*Stated task*. Whenever a line contains the string "this", copy it out of the entries.

■ ■ ■ ■ ■

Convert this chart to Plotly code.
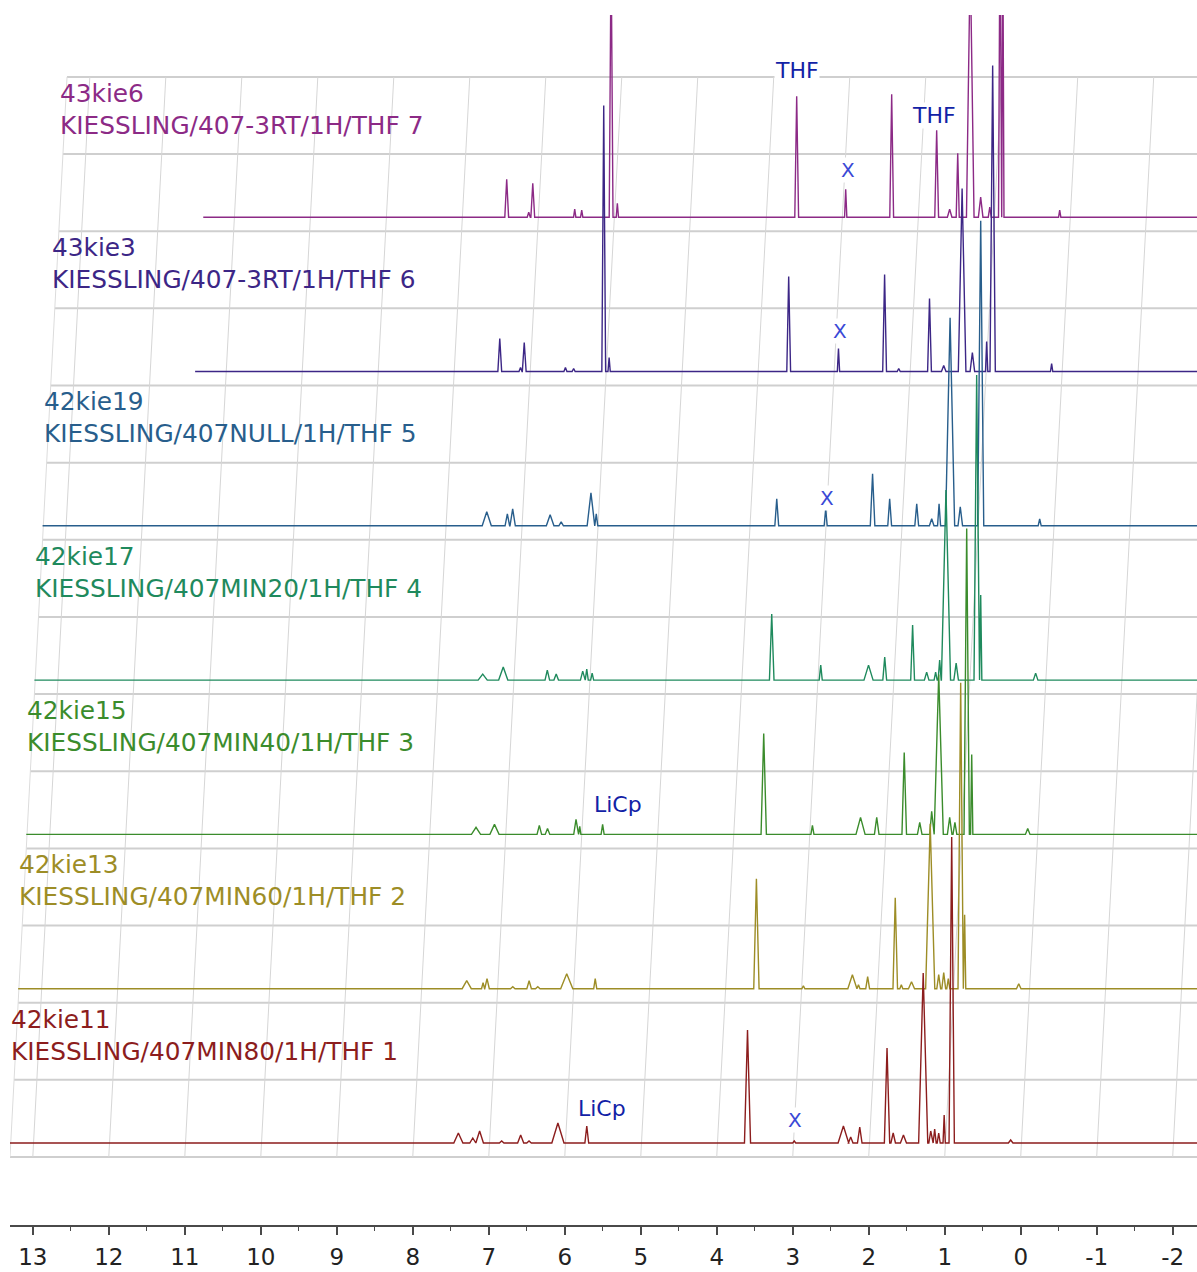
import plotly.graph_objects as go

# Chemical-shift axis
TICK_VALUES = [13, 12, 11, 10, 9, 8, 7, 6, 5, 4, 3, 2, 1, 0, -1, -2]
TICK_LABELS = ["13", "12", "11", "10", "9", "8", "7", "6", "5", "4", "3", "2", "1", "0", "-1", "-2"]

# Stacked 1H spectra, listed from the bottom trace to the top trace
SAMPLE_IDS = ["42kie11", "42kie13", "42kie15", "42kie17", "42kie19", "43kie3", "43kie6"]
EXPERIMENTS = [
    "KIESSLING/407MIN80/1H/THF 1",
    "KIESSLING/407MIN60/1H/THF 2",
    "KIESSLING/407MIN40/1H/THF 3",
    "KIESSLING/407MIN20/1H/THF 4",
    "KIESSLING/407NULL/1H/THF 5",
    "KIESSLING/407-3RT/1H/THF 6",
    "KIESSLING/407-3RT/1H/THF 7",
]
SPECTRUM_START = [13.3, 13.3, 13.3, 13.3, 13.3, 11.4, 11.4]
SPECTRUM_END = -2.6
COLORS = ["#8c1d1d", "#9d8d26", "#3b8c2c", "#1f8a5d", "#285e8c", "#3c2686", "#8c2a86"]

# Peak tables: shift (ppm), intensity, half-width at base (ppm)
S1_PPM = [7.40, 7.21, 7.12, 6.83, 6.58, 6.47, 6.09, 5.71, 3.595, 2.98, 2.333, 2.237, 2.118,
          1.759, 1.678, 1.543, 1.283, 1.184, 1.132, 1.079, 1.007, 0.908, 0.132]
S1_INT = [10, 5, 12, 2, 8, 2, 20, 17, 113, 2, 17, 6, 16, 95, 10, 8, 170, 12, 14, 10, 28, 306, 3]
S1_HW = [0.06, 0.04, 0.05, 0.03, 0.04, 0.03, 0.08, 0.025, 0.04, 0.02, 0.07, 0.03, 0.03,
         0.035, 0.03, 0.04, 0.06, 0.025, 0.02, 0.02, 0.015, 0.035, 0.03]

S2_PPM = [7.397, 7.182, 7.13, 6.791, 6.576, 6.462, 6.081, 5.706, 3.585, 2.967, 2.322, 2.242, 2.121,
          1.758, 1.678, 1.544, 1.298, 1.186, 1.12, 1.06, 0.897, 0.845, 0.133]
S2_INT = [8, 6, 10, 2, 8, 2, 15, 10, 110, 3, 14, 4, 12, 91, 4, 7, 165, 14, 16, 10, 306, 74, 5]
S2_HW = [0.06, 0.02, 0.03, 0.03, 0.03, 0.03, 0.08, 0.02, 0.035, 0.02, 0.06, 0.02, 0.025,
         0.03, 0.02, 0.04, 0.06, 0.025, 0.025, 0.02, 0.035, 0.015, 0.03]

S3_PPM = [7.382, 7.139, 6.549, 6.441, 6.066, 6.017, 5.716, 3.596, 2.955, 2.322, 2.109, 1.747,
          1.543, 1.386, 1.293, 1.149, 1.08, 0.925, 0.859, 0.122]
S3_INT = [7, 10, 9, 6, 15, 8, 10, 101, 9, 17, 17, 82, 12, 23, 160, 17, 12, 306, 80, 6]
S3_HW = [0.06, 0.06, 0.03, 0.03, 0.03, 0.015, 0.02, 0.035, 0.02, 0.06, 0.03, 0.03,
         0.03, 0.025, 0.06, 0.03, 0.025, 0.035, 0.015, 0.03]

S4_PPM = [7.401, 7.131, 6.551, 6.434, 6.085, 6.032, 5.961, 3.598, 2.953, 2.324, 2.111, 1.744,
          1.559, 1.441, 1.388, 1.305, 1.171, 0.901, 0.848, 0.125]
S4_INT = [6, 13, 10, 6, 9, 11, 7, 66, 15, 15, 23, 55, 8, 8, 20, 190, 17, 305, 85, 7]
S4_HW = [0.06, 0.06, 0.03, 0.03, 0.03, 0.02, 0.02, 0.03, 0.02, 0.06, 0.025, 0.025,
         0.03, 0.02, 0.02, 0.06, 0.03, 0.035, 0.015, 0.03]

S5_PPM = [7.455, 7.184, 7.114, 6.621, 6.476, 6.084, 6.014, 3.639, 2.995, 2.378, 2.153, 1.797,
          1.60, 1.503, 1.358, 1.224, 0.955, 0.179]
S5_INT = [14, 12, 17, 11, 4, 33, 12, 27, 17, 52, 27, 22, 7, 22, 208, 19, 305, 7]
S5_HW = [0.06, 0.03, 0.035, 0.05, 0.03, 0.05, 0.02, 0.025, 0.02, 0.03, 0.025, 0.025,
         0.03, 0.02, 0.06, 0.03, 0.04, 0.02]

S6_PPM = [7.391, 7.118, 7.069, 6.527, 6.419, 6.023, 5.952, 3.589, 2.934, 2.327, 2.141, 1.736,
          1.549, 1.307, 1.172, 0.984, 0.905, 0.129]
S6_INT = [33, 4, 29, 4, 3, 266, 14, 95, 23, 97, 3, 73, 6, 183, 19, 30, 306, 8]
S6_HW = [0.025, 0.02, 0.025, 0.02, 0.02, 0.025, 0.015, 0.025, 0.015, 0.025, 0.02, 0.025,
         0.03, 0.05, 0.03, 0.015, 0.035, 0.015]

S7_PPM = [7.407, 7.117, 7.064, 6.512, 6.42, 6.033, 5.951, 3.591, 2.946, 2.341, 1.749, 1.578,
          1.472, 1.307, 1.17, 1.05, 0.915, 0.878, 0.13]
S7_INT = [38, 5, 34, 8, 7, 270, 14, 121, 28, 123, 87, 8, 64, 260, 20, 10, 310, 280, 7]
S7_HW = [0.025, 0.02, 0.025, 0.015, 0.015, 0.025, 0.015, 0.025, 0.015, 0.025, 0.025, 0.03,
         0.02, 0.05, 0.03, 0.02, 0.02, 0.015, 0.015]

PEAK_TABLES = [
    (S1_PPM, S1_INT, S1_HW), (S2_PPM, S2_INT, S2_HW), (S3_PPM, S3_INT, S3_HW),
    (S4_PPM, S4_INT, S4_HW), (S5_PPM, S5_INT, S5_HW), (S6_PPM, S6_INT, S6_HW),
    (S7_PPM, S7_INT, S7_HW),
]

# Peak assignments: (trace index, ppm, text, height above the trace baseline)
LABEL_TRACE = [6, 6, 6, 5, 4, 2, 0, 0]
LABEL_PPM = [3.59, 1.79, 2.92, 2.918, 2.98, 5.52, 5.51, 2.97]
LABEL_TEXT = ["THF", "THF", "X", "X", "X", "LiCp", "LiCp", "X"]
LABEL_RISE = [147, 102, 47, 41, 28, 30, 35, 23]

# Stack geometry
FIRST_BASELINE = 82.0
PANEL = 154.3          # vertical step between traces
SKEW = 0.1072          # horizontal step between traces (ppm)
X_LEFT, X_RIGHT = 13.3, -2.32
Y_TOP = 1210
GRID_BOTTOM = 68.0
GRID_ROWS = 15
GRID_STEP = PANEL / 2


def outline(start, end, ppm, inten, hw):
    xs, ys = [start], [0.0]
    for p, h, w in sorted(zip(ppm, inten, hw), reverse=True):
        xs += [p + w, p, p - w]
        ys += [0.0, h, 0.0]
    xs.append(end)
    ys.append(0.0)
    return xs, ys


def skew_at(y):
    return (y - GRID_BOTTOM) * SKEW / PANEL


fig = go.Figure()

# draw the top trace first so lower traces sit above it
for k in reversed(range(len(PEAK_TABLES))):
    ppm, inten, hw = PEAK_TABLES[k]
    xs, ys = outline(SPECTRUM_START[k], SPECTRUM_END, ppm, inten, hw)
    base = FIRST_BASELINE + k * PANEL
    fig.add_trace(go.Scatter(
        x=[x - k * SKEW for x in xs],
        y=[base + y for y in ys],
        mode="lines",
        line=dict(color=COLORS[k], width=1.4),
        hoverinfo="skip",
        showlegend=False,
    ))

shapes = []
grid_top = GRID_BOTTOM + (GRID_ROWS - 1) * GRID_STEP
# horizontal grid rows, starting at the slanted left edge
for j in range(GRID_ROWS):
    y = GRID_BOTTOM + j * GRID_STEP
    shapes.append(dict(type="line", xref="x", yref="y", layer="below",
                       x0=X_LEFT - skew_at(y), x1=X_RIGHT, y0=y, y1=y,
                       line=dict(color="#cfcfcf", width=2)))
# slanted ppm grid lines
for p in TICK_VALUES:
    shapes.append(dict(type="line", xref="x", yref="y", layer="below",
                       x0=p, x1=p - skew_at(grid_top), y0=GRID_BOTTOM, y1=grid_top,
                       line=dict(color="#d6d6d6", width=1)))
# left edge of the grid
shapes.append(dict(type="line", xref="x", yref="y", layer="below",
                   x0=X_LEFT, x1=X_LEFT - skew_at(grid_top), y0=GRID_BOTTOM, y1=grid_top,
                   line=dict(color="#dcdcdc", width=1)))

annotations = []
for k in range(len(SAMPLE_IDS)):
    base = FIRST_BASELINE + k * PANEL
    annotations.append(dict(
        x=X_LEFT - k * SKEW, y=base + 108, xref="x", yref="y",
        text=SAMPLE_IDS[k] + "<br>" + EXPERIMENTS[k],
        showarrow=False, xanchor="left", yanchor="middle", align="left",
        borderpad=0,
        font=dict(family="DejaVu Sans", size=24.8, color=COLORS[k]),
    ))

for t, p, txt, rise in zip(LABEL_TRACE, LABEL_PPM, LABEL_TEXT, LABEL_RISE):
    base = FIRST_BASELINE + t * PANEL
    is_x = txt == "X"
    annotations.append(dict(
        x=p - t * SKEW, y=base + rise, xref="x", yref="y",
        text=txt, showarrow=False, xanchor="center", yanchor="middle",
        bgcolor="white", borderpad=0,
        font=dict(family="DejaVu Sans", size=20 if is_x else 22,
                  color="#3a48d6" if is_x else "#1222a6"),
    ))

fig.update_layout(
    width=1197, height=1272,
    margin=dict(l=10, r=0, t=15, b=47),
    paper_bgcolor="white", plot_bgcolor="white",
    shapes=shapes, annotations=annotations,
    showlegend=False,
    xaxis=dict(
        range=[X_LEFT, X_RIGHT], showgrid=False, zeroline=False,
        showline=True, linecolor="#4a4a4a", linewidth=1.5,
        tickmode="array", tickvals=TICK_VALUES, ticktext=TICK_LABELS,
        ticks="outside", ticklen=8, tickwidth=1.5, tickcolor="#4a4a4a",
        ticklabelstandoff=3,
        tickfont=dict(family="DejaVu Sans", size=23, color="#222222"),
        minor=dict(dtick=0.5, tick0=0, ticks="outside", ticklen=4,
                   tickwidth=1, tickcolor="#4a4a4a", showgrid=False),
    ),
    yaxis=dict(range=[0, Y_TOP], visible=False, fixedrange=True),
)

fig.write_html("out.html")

■ ■ ■ ■ ■

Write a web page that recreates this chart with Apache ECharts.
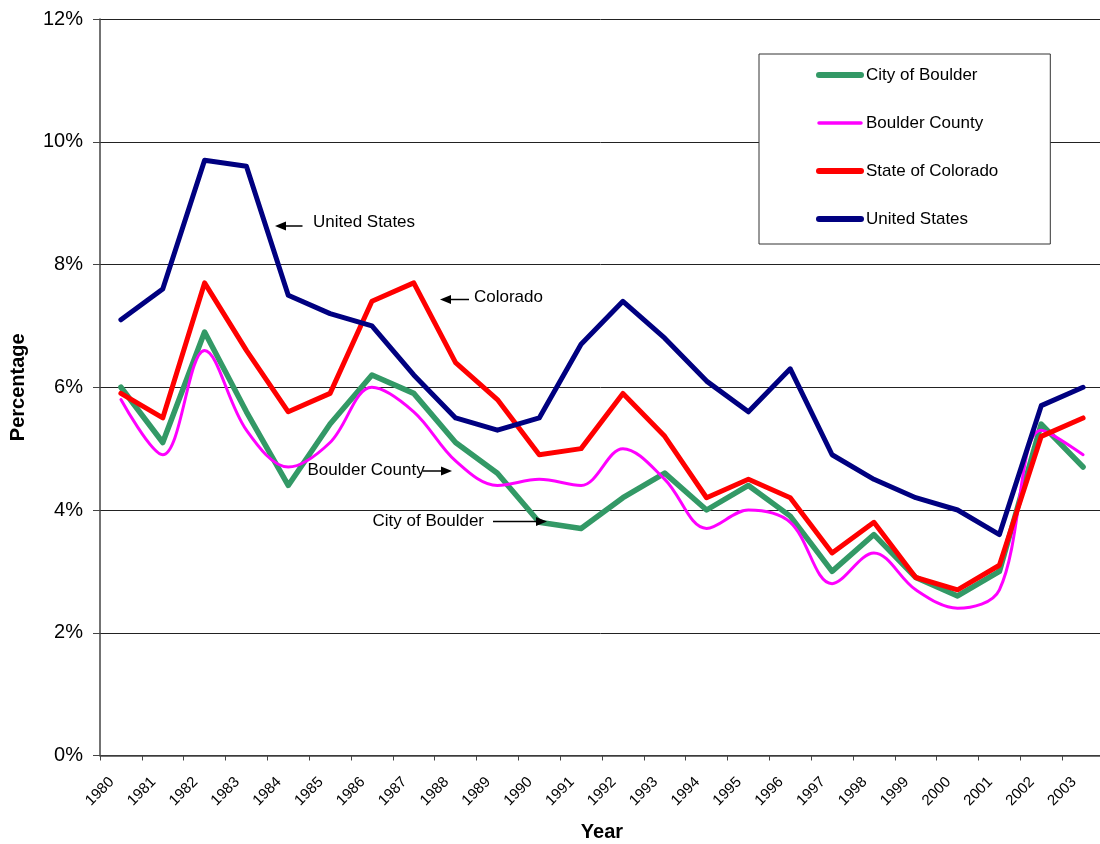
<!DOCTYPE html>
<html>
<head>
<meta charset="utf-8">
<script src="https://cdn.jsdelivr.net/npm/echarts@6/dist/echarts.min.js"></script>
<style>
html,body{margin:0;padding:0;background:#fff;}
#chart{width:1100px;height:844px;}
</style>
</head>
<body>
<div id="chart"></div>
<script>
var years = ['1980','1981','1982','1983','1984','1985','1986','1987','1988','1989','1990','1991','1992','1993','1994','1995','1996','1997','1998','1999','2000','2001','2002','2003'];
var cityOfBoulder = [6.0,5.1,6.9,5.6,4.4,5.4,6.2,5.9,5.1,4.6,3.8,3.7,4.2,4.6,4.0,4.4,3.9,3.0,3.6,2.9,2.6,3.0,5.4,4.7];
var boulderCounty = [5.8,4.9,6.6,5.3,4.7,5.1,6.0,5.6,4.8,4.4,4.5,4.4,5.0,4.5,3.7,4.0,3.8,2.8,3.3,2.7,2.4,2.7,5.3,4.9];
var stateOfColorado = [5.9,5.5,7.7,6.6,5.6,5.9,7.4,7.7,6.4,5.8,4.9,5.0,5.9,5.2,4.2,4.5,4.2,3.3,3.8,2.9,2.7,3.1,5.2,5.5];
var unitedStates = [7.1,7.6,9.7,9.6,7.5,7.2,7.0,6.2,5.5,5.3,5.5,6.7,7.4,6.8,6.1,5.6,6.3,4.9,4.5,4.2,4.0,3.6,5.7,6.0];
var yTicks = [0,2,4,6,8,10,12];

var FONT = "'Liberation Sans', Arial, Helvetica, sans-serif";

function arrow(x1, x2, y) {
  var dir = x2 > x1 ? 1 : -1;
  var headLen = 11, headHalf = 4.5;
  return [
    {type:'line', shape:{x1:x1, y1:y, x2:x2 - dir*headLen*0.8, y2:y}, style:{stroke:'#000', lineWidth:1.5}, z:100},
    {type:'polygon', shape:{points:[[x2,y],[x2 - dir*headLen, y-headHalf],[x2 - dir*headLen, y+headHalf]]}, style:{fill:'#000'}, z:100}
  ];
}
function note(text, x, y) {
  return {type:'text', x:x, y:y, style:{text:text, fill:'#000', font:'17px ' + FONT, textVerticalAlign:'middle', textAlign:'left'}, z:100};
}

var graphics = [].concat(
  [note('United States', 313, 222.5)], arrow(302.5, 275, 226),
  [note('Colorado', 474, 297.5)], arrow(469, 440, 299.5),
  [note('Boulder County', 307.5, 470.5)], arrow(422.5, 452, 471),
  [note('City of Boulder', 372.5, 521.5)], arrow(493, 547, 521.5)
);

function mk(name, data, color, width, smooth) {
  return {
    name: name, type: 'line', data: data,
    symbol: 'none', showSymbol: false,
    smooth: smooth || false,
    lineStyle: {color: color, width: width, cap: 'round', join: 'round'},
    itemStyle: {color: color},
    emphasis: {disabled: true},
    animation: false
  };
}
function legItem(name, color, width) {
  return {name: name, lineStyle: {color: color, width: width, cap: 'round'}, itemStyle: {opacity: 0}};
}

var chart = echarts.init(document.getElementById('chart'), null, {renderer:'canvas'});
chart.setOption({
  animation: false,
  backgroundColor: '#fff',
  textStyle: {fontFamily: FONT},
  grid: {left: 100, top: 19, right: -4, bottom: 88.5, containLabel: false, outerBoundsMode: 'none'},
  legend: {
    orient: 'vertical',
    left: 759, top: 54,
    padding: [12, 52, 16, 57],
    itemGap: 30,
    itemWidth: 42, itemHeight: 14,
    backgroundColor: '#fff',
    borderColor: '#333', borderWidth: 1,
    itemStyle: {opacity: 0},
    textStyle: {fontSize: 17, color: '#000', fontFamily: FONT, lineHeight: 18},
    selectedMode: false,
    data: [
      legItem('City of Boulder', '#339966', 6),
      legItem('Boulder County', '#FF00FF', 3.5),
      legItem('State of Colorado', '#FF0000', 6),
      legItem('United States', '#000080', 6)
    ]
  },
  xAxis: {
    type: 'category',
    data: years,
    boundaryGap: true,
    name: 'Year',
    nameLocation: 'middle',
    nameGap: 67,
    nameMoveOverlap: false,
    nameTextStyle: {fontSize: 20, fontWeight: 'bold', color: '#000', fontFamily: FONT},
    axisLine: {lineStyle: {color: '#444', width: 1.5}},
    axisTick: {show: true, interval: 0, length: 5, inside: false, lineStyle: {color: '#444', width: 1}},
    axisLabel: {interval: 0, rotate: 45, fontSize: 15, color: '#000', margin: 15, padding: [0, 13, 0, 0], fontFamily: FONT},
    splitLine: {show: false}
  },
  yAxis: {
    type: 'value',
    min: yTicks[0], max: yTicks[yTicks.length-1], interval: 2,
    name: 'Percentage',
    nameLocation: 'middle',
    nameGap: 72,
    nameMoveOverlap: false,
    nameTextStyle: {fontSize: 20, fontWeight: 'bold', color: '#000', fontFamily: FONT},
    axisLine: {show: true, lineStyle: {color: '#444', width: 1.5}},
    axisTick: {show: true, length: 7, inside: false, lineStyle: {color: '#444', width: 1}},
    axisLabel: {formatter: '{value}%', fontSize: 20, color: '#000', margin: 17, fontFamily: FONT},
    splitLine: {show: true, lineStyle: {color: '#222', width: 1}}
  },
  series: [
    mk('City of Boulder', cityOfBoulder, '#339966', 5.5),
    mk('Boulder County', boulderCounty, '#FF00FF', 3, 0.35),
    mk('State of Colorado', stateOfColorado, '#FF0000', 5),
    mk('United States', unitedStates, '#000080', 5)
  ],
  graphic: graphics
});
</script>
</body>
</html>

■ ■ ■ ■ ■

*Problem solution*.
Convert this chart to Plotly code.
Write a web page that recreates this chart with Apache ECharts.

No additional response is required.